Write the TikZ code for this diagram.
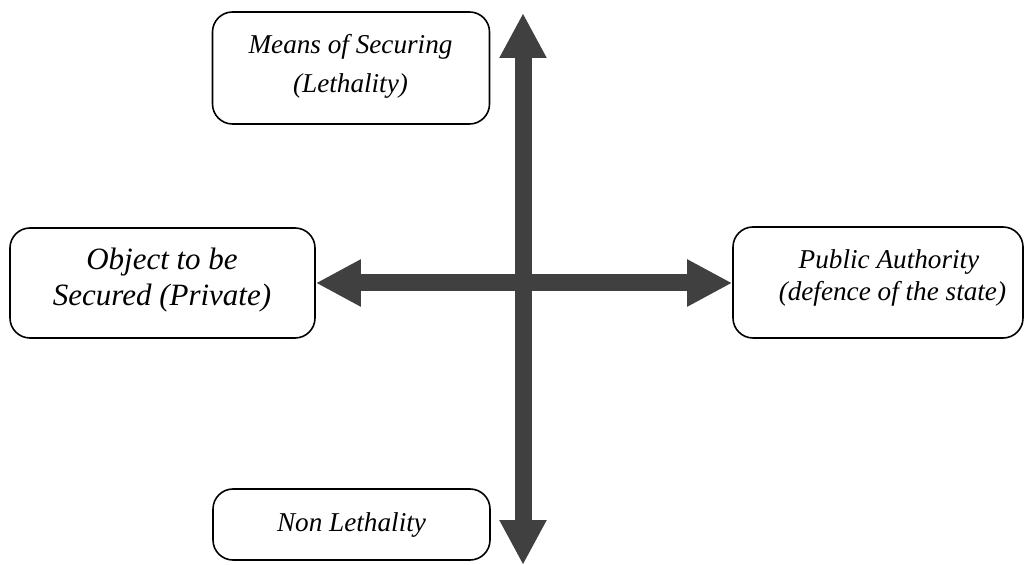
\documentclass[tikz,border=0pt]{standalone}
\usepackage{fontspec}
\setmainfont{Liberation Serif}[ItalicFont={Liberation Serif Italic}]
\usetikzlibrary{arrows.meta}
\definecolor{arrowgray}{RGB}{64,64,64}

\begin{document}
\begin{tikzpicture}[x=0.5pt,y=-0.5pt,
    box/.style={draw,thick,rounded corners=10pt},
    boxtext/.style={align=center,inner sep=0pt,font=\itshape\fontsize{13.6}{15.6}\selectfont},
    bigarrow/.style={arrowgray,line width=8.5pt,{Triangle[width=22pt,length=22.5pt]}-{Triangle[width=22pt,length=22.5pt]}}]
    \useasboundingbox (0,0) rectangle (1031,565);

    % Kaesten
    \node[box,minimum width=138.5pt,minimum height=56pt] (means) at (351,68) {};
    \node[boxtext,font=\itshape\fontsize{13.6}{19.5}\selectfont] (meanstext) at (350.5,66) {Means of Securing\\(Lethality)};
    \node[box,minimum width=152.5pt,minimum height=55pt] (object) at (162.5,283) {};
    \node[boxtext,font=\itshape\fontsize{15.5}{17.8}\selectfont] (objecttext) at (162,280) {Object to be\\Secured (Private)};
    \node[box,minimum width=145pt,minimum height=55.5pt] (public) at (878,282.5) {};
    \node[boxtext] (publictext) at (889,278) {Public Authority\\\ (defence of the state)};
    \node[box,minimum width=138.5pt,minimum height=35.5pt] (nonlethal) at (351.5,524.5) {};
    \node[boxtext] (nonlethaltext) at (351.5,524.5) {Non Lethality};

    % Achsen
    \coordinate (up) at (523,13);
    \coordinate (down) at (523,565);
    \draw[bigarrow] (up) -- (down);
    \draw[bigarrow] (object.east) -- (object.east -| public.west);
\end{tikzpicture}
\end{document}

### Requirements
Produce an exact copy of each line of data, skipping embedded images.

### Written response
Write the TikZ code for this diagram.
\documentclass[tikz,border=0pt]{standalone}
\usepackage{fontspec}
\setmainfont{Liberation Serif}[ItalicFont={Liberation Serif Italic}]
\usetikzlibrary{arrows.meta}
\definecolor{arrowgray}{RGB}{64,64,64}

\begin{document}
\begin{tikzpicture}[x=0.5pt,y=-0.5pt,
    box/.style={draw,thick,rounded corners=10pt},
    boxtext/.style={align=center,inner sep=0pt,font=\itshape\fontsize{13.6}{15.6}\selectfont},
    bigarrow/.style={arrowgray,line width=8.5pt,{Triangle[width=22pt,length=22.5pt]}-{Triangle[width=22pt,length=22.5pt]}}]
    \useasboundingbox (0,0) rectangle (1031,565);

    % Kaesten
    \node[box,minimum width=138.5pt,minimum height=56pt] (means) at (351,68) {};
    \node[boxtext,font=\itshape\fontsize{13.6}{19.5}\selectfont] (meanstext) at (350.5,66) {Means of Securing\\(Lethality)};
    \node[box,minimum width=152.5pt,minimum height=55pt] (object) at (162.5,283) {};
    \node[boxtext,font=\itshape\fontsize{15.5}{17.8}\selectfont] (objecttext) at (162,280) {Object to be\\Secured (Private)};
    \node[box,minimum width=145pt,minimum height=55.5pt] (public) at (878,282.5) {};
    \node[boxtext] (publictext) at (889,278) {Public Authority\\\ (defence of the state)};
    \node[box,minimum width=138.5pt,minimum height=35.5pt] (nonlethal) at (351.5,524.5) {};
    \node[boxtext] (nonlethaltext) at (351.5,524.5) {Non Lethality};

    % Achsen
    \coordinate (up) at (523,13);
    \coordinate (down) at (523,565);
    \draw[bigarrow] (up) -- (down);
    \draw[bigarrow] (object.east) -- (object.east -| public.west);
\end{tikzpicture}
\end{document}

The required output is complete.